To more efficiently prepare a sludge for the high pressure stage, a wedge zone is often interposed between the gravity drainage stage, suction stages, etc. and the high pressure stage. The result is greater deliquification in the high pressure stage since the wedge zone prepares the sludge for the application of higher pressures. In the wedge zone, the upper belt and the lower belt (carrying the sludge therebetween) converge with one another, applying light pressure to set the thickness and consistency of the sludge prior to reaching the largest perforated drum. Light dewatering or deliquifying continues to occur in the wedge zone as the sludge is compressed between the belts. The degree to which the sludge is compressed corresponds to the angle of convergence of the belts or the wedge angle. The wedge angle may be fixed at all times or mechanically adjusted prior to running the filter press to accommodate a particular sludge. Applicants are aware of no commercial filter press that provides a wedge zone which is continuously adjustable while the filter press is operating to deliquify a material. Wedge zones are shown in U.S. Pat. No. 4,181,616 to Bahr, U.S. Pat. No. 3,894,486 to Sparowitz, U.S. Pat. No. 4,053,419 to Pav, U.S. Pat. No. 4,584,936 to Crandall and U.S. Pat. No. 4,681,033 to Crandall.

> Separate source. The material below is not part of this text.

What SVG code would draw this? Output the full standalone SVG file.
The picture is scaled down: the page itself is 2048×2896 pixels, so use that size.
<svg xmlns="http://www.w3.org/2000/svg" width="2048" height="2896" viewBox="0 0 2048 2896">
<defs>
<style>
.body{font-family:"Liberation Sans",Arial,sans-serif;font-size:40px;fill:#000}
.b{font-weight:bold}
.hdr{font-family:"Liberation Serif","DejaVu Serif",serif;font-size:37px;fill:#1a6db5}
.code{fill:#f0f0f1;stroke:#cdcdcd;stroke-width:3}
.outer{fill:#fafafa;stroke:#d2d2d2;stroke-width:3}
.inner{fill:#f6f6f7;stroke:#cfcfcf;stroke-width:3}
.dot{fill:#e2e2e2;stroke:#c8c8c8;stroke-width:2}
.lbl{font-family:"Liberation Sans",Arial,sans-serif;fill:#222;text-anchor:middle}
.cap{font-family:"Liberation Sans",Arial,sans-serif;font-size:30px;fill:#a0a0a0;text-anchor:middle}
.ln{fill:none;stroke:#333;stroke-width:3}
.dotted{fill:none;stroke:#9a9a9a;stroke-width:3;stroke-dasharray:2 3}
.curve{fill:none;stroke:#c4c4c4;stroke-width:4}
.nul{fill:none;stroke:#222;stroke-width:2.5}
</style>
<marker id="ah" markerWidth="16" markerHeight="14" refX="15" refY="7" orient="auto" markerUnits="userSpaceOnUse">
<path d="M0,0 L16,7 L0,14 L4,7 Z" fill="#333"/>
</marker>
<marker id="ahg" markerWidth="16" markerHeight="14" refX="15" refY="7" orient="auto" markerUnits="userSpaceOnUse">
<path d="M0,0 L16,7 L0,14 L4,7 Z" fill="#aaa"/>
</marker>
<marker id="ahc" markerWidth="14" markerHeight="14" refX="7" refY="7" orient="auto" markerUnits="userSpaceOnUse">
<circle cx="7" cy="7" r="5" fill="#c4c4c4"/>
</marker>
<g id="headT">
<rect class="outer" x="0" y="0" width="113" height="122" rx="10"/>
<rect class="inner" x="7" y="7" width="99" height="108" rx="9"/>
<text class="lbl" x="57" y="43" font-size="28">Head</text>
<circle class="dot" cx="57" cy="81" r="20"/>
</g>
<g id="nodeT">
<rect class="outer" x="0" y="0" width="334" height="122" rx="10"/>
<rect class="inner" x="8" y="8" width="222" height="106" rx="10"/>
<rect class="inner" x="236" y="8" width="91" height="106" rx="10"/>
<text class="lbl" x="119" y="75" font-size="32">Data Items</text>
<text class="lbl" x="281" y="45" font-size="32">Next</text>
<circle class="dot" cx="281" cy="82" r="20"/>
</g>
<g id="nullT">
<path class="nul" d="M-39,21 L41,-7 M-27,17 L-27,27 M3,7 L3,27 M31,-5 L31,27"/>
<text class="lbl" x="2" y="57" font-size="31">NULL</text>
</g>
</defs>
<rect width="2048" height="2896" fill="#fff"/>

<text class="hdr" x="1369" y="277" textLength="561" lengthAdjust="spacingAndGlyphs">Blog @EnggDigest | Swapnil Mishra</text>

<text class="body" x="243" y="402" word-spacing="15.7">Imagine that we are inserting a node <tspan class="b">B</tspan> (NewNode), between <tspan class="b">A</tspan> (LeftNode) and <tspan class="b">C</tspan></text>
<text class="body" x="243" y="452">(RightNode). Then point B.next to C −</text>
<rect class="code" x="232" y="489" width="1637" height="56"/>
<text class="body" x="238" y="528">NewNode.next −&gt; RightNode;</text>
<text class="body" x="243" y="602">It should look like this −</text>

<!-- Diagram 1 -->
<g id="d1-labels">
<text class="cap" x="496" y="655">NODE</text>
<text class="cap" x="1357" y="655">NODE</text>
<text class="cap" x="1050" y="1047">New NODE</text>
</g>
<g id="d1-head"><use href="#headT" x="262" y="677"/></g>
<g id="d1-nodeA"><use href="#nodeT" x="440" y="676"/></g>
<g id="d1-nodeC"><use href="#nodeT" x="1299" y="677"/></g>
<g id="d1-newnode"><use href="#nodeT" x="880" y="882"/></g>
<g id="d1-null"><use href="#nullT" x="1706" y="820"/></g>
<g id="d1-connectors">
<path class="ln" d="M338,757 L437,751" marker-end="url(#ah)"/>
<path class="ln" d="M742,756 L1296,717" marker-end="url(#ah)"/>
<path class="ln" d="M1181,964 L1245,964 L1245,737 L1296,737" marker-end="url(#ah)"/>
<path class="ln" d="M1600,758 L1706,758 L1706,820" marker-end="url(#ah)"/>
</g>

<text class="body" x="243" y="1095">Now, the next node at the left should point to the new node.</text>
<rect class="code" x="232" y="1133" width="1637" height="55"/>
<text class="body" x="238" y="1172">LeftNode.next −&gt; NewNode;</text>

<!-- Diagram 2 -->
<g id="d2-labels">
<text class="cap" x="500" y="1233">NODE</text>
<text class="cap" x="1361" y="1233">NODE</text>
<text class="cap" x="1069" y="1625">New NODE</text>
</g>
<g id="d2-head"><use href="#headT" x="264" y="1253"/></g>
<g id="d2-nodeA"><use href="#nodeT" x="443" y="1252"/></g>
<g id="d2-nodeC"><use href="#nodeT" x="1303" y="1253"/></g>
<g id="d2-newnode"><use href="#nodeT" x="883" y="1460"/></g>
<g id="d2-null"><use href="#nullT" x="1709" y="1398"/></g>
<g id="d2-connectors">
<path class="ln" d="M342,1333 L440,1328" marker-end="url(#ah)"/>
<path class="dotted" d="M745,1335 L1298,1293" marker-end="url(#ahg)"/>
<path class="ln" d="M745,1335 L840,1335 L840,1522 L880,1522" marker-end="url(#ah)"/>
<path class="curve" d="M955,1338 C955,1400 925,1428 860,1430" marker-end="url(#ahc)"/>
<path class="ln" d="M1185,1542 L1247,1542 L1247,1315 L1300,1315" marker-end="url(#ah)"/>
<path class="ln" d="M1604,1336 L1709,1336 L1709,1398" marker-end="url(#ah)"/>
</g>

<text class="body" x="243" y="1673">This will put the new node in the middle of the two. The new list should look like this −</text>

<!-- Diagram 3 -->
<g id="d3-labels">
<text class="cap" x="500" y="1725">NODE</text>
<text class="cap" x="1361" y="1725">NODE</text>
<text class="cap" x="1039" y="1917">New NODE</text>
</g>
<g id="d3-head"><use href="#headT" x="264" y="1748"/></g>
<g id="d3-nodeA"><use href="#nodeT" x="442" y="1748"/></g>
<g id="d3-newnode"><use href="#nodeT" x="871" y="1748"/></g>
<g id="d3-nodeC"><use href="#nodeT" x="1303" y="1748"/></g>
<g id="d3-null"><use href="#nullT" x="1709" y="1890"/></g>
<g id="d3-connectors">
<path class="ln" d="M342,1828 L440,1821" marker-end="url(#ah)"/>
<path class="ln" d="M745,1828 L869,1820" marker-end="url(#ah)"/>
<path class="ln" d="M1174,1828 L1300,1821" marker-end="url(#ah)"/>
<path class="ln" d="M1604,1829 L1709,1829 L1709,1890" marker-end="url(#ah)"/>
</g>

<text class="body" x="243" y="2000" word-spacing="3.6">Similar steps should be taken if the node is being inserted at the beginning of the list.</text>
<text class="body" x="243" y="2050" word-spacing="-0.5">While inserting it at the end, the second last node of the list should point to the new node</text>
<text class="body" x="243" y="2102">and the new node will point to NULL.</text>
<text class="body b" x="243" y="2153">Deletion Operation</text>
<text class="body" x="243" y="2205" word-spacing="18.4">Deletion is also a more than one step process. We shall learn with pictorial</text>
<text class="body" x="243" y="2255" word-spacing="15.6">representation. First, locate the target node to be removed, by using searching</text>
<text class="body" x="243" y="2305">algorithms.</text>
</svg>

The advantages obtained by employing a wedge zone depend upon the extent to which the sludge can be deliquified and preset in a particular wedge zone, and thus relate to the amount of pressure that can be applied to the sludge in the wedge zone. If too much pressure is applied in the wedge zone, the wedge angle being very small, rapid compression of the sludge occurs, resulting in the migration of the sludge beyond the marginal edges of the belts. If this occurs, very little stable sludge will be delivered to the first perforated drum. On the other hand, if the pressure in the wedge zone is too low, the wedge angle being too large, not enough deliquifying occurs in the wedge zone, and the sludge is not fully and evenly distributed across the belts and is too wet when it reaches the first perforated drum. This results in the migration of the wet sludge from the sides of the perforated drum.
Therefore, there is a need for an apparatus for adjusting, in a controlled manner, the wedge angle and thus the wedge pressure in the wedge zone during operation of the belt filter so that a sludge can be efficiently deliquified and properly preset prior to entering the high pressure stage.
Another way in which a sludge can be more efficiently deliquified in a wedge zone is to solve the problem of migrating sludge beyond the marginal edges of the belts. If the marginal edges of the belts are substantially sealed, the sludge can bear a greater wedge pressure without migrating through the substantially sealed marginal edges. Thus, there is also a need to provide practical sealing means for the marginal edges of the belts.
Still further, while known wedge zones increase the efficiency of the deliquification of the sludge, improvements in the inducement of shear forces in the sludge would increase deliquification and presetting in the wedge zone. Thus, any improvements in the deliquifying and presetting action in the wedge zone or elsewhere in a filter press would be accepted and employed immediately.
The present invention is directed to the controlled adjustment of the wedge pressure in the wedge zone, the sealing of the marginal edges of the belts, as well as other techniques and structures for inducing the deliquifying and presetting action in the wedge zone or otherwise increasing efficiency in the wedge zone.